Aumento dos valores iniciais ocorreu (e poderá ocorrer com os próximos países‐sedes), num segundo momento, com a assinatura das Matrizes de Responsabilidades pelos governos federal, estaduais e municipais das cidades‐sedes, em que a soma dos investimentos para as obras dos estádios, e entorno desses, foi de quase R$ 5,4 bilhões (cerca de US$ 3,2 bilhões, em valores do início de 2011), constante do “1º Balanço das Obras da Copa 2014”, publicado pelo Ministério do Esporte em janeiro deste ano, e equivalente aos já supracitados de Rússia e Catar. Isso sem o estádio de São Paulo, cuja indefinição ameaça inclusive sua viabilidade como sede.
De janeiro ao início de junho de 2011, o investimento total já estava em cerca de R$ 7 bilhões, juntando os valores mostrados no estudo “O TCU e a Copa 2014”, publicado em abril, nas apresentações feitas nas rodadas do II Fórum Legislativo nas Cidades‐Sedes da Copa 2014, promovido pelas Comissões de Turismo e Desporto da Câmara dos Deputados (CTD/CD) e de Desenvolvimento Regional e Turismo do Senado Federal (CDR/SF), e nas audiências públicas feitas à Subcomissão Permanente de Acompanhamento da Copa do Mundo de 2014 e das Olimpíadas de 2016 do Senado Federal (CMACOPOLIM/SF).
Segundo esses dados, públicos, mas não oficiais completamente, vemos surpresas positivas como quedas em valores em estádios como o de Brasília e o de Cuiabá, mas preocupações, como o valor incerto do estádio também indefinido da cidade de São Paulo, que pode passar facilmente dos R$ 500 milhões, ou o do Maracanã, que, ainda que “reduzido” a cerca de R$ 800 milhões, possivelmente não contabiliza a necessária reconstrução total da cobertura e sua estrutura de base.
Partimos de uma subestimação ao início de superfaturamento? Impossível saber de forma precisa; não há transparência total nos dados e estágios das obras nem nas tão proclamadas novas exigências feitas pela FIFA (quais são e em quanto aumentam os custos?).
E mais um fator surge para preocupar o contribuinte, a possível aprovação do Regime Diferenciado de Contratações Públicas (RDC), específico para contratos e licitações da Copa e das Olimpíadas, que, em si, não é de todo ruim, pois agilizará alguns processos licitatórios, mas a que custo se não há transparência? Pelo texto do agora Projeto de Lei de Conversão 17/11, pode tornar‐se sigiloso até o orçamento previamente estimado para a contratação de determinada licitação.
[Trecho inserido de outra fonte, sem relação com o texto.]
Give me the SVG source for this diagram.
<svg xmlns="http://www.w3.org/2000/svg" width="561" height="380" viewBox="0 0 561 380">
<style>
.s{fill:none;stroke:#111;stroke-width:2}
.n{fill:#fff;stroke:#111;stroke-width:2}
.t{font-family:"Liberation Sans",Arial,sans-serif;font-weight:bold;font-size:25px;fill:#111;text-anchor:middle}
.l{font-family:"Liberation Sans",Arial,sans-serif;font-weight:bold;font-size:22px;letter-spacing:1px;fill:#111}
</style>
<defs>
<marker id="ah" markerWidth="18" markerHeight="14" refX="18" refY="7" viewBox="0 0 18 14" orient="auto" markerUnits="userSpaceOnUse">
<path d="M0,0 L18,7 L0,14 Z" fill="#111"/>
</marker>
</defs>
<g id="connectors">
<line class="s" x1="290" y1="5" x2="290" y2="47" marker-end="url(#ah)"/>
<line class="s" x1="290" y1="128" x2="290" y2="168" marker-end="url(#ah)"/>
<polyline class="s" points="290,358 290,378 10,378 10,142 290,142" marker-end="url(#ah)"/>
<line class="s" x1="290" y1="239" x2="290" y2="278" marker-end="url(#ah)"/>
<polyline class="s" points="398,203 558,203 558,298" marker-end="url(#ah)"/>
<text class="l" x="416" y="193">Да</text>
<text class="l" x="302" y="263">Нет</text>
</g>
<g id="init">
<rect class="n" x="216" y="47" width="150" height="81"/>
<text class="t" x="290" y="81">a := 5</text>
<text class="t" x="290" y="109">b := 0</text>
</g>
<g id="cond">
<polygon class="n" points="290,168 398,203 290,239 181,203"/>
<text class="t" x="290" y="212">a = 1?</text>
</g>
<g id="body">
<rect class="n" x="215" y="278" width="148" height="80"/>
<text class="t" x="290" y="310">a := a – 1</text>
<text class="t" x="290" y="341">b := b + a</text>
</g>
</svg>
O objetivo, dizem, é permitir maior concorrência; mas, por que manter o sigilo mesmo depois de encerrado o processo licitatório?
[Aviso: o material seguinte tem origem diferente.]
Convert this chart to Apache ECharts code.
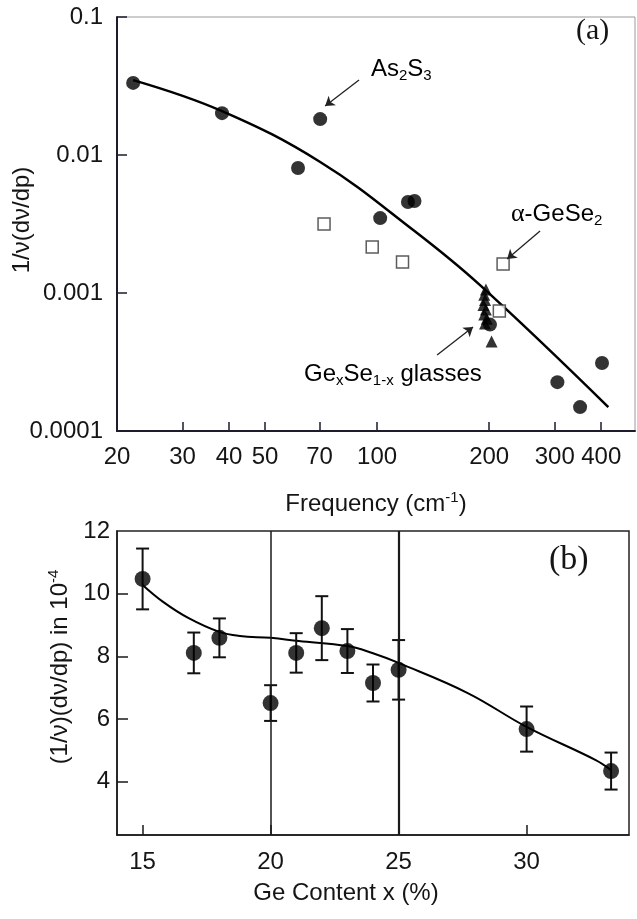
<!DOCTYPE html>
<html>
<head>
<meta charset="utf-8">
<script src="https://cdn.jsdelivr.net/npm/echarts@6/dist/echarts.min.js"></script>
<style>html,body{margin:0;padding:0;background:#fff;}#c{width:637px;height:919px;}</style>
</head>
<body>
<div id="c"></div>
<script>
// ---------- Panel (a) data ----------
const freqTicks = [20, 30, 40, 50, 70, 100, 200, 300, 400];
const logYTicks = [0.0001, 0.001, 0.01, 0.1];
const circlesA = [[22.1, 0.0333], [38.3, 0.0201], [61.3, 0.00805], [70.3, 0.0182], [101.9, 0.00349],
  [121, 0.00456], [126, 0.00464], [201, 0.00059], [305, 0.000226], [351, 0.000149], [402, 0.000311]];
const squaresA = [[72, 0.00316], [97, 0.00215], [117, 0.00168], [218, 0.00162], [213, 0.00074]];
const trianglesA = [[196, 0.00106], [194, 0.00097], [195, 0.00089], [193, 0.00082], [196, 0.00076],
  [194, 0.0007], [197, 0.00065], [195, 0.0006], [203, 0.000445]];
const fitA = [[22.1, 0.0349], [38.3, 0.0208], [70.3, 0.0089], [125, 0.00286], [189, 0.00114], [418, 0.000149]];
const arrowsA = [
  [[89.4, 0.035], [72.5, 0.02265]],
  [[274, 0.00281], [223.5, 0.00176]],
  [[144.9, 0.000355], [181, 0.000567]]
];

// ---------- Panel (b) data ----------
const geX = [15, 17, 18, 20, 21, 22, 23, 24, 25, 30, 33.3];
const geY = [10.47, 8.11, 8.59, 6.51, 8.11, 8.9, 8.17, 7.15, 7.57, 5.68, 4.34];
const geErr = [0.97, 0.65, 0.62, 0.57, 0.63, 1.02, 0.7, 0.59, 0.95, 0.72, 0.59];
const fitB = [[15, 10.28], [15.8, 9.74], [16.8, 9.22], [18, 8.78], [18.8, 8.65], [20, 8.59], [21.1, 8.49],
  [23, 8.33], [24, 8.1], [25, 7.79], [27.7, 6.83], [30, 5.75], [32.7, 4.69], [33.3, 4.37]];
const ticksBX = [15, 20, 25, 30];
const ticksBY = [4, 6, 8, 10, 12];
const vLinesB = [20, 25];

const INK = '#151515';
const SANS = 'Liberation Sans, Arial, Helvetica, sans-serif';
const SERIF = 'Liberation Serif, Times New Roman, serif';

const ptsB = geX.map((x, i) => [x, geY[i]]);
const errB = geX.map((x, i) => [x, geY[i], geErr[i]]);

const mainTok = { fontSize: 24, lineHeight: 28, color: INK, fontFamily: SANS };
const subTok = { fontSize: 15, lineHeight: 14, verticalAlign: 'bottom', color: INK, fontFamily: SANS };
const supTok = { fontSize: 15, lineHeight: 14, verticalAlign: 'top', color: INK, fontFamily: SANS };

const chart = echarts.init(document.getElementById('c'), null, { renderer: 'canvas' });

const option = {
  animation: false,
  backgroundColor: '#ffffff',
  textStyle: { fontFamily: SANS },
  grid: [
    { left: 117, top: 17, right: 2, bottom: 488, show: true, borderColor: '#9a9a9a', borderWidth: 1, containLabel: false, outerBoundsMode: 'none' },
    { left: 117, top: 531, right: 8, bottom: 84, show: true, borderColor: '#222', borderWidth: 1.5, containLabel: false, outerBoundsMode: 'none' }
  ],
  xAxis: [
    {
      type: 'log', gridIndex: 0, logBase: 10, min: 20, max: 493,
      axisLine: { show: true, onZero: false, lineStyle: { color: '#1c1c2c', width: 2 } },
      axisTick: { show: true, inside: true, length: 9, customValues: freqTicks, lineStyle: { color: '#1c1c2c', width: 1.5 } },
      axisLabel: { customValues: freqTicks, margin: 14, fontSize: 24, color: INK, formatter: v => String(Math.round(v)) },
      splitLine: { show: false }, minorTick: { show: false }, minorSplitLine: { show: false },
      name: '{m|Frequency (cm}{p|-1}{m|)}', nameLocation: 'middle', nameGap: 59, nameMoveOverlap: false,
      nameTextStyle: { rich: { m: mainTok, p: supTok } }
    },
    {
      type: 'value', gridIndex: 1, min: 14, max: 34,
      axisLine: { show: true, onZero: false, lineStyle: { color: '#1a1a1a', width: 1.5 } },
      axisTick: { show: true, inside: true, length: 10, customValues: ticksBX, lineStyle: { color: '#1a1a1a', width: 1.5 } },
      axisLabel: { customValues: ticksBX, margin: 15, fontSize: 24, color: INK },
      splitLine: { show: false },
      name: '{m|Ge Content x (%)}', nameLocation: 'middle', nameGap: 44, nameMoveOverlap: false,
      nameTextStyle: { padding: [0, 54, 0, 0], rich: { m: mainTok } }
    }
  ],
  yAxis: [
    {
      type: 'log', gridIndex: 0, logBase: 10, min: 0.0001, max: 0.1,
      axisLine: { show: true, onZero: false, lineStyle: { color: '#1c1c2c', width: 2 } },
      axisTick: { show: true, inside: true, length: 10, lineStyle: { color: '#1c1c2c', width: 1.5 } },
      axisLabel: { margin: 14, fontSize: 24, color: INK, formatter: v => String(parseFloat(Number(v).toPrecision(6))) },
      splitLine: { show: false }, minorTick: { show: false }, minorSplitLine: { show: false },
      name: '{m|1/ν(dν/dp)}', nameLocation: 'middle', nameGap: 81, nameMoveOverlap: false,
      nameTextStyle: { padding: [0, 0, 0, 8], rich: { m: mainTok } }
    },
    {
      type: 'value', gridIndex: 1, min: 2.3, max: 12,
      axisLine: { show: true, onZero: false, lineStyle: { color: '#1a1a1a', width: 1.5 } },
      axisTick: { show: true, inside: true, length: 11, customValues: [4, 6, 8, 10], lineStyle: { color: '#1a1a1a', width: 1.5 } },
      axisLabel: { customValues: ticksBY, margin: 7, fontSize: 24, color: INK },
      splitLine: { show: false },
      name: '{m|(1/ν)(dν/dp) in 10}{p|-4}', nameLocation: 'middle', nameGap: 43, nameMoveOverlap: false,
      nameTextStyle: { padding: [0, 0, 0, 32], rich: { m: mainTok, p: supTok } }
    }
  ],
  series: [
    {
      type: 'line', xAxisIndex: 0, yAxisIndex: 0, data: fitA, smooth: 0.4, showSymbol: false, symbol: 'none',
      lineStyle: { color: '#000', width: 2.5 }, z: 2, silent: true
    },
    {
      type: 'scatter', xAxisIndex: 0, yAxisIndex: 0, data: squaresA, symbol: 'rect', symbolSize: 12,
      itemStyle: { color: '#fff', borderColor: '#333', borderWidth: 1.5 }, z: 3
    },
    {
      type: 'scatter', xAxisIndex: 0, yAxisIndex: 0, data: trianglesA, symbol: 'triangle', symbolSize: 12,
      itemStyle: { color: '#000' }, z: 4
    },
    {
      type: 'scatter', xAxisIndex: 0, yAxisIndex: 0, data: circlesA, symbol: 'circle', symbolSize: 14,
      itemStyle: { color: '#000' }, z: 5,
      markLine: {
        silent: true, symbol: ['none', 'arrow'], symbolSize: 9, animation: false,
        label: { show: false },
        lineStyle: { color: '#222', width: 1.3, type: 'solid' },
        data: arrowsA.map(a => [{ coord: a[0] }, { coord: a[1] }])
      }
    },
    {
      type: 'line', xAxisIndex: 1, yAxisIndex: 1, data: fitB, smooth: 0.4, showSymbol: false, symbol: 'none',
      lineStyle: { color: '#000', width: 2 }, z: 2, silent: true,
      markLine: {
        silent: true, symbol: 'none', animation: false, label: { show: false },
        lineStyle: { color: '#1a1a1a', width: 1.5, type: 'solid' },
        data: vLinesB.map((v, i) => ({ xAxis: v, lineStyle: { width: i === 1 ? 2.2 : 1.5 } }))
      }
    },
    {
      type: 'custom', xAxisIndex: 1, yAxisIndex: 1, data: errB, z: 3, silent: true,
      encode: { x: 0, y: 1 },
      renderItem: function (params, api) {
        const x = api.value(0), y = api.value(1), e = api.value(2);
        const t = api.coord([x, y + e]);
        const b = api.coord([x, y - e]);
        const w = 6.5;
        const st = { stroke: '#111', lineWidth: 2 };
        return {
          type: 'group', children: [
            { type: 'line', shape: { x1: t[0], y1: t[1], x2: b[0], y2: b[1] }, style: st },
            { type: 'line', shape: { x1: t[0] - w, y1: t[1], x2: t[0] + w, y2: t[1] }, style: st },
            { type: 'line', shape: { x1: b[0] - w, y1: b[1], x2: b[0] + w, y2: b[1] }, style: st }
          ]
        };
      }
    },
    {
      type: 'scatter', xAxisIndex: 1, yAxisIndex: 1, data: ptsB, symbol: 'circle', symbolSize: 16,
      itemStyle: { color: '#000' }, z: 5
    }
  ],
  graphic: [
    { type: 'text', left: 576, top: 16, style: { text: '(a)', font: '30px ' + SERIF, fill: INK } },
    { type: 'text', left: 549, top: 543, style: { text: '(b)', font: '34px ' + SERIF, fill: INK } },
    {
      type: 'text', x: 371, y: 55,
      style: { text: '{m|As}{s|2}{m|S}{s|3}', rich: { m: mainTok, s: subTok } }
    },
    {
      type: 'text', x: 511, y: 200,
      style: {
        text: '{g|α}{m|-GeSe}{s|2}',
        rich: { g: { fontSize: 26, lineHeight: 28, color: INK, fontFamily: SERIF }, m: mainTok, s: subTok }
      }
    },
    {
      type: 'text', x: 304, y: 360,
      style: { text: '{m|Ge}{s|x}{m|Se}{s|1-x}{m| glasses}', rich: { m: mainTok, s: subTok } }
    }
  ]
};
chart.setOption(option);
</script>
</body>
</html>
O que se tem de certo é a necessidade urgente de que todos os setores tomem frente, exijam esses dados e fiscalizem as obras. O dinheiro é público em grande parte (hoje, entre R$ 6 e 6,5 bilhões) e a Copa deve “deixar um legado de melhoria nas condições de vida do nosso povo” (e este é um tema a ser desenvolvido em estudo próprio!), como afirmou o ex‐presidente Lula em várias ocasiões. Será que a sociedade conseguirá estancar essa possível sangria de dinheiro público e obter algum benefício após o fim do Mundial de 2014?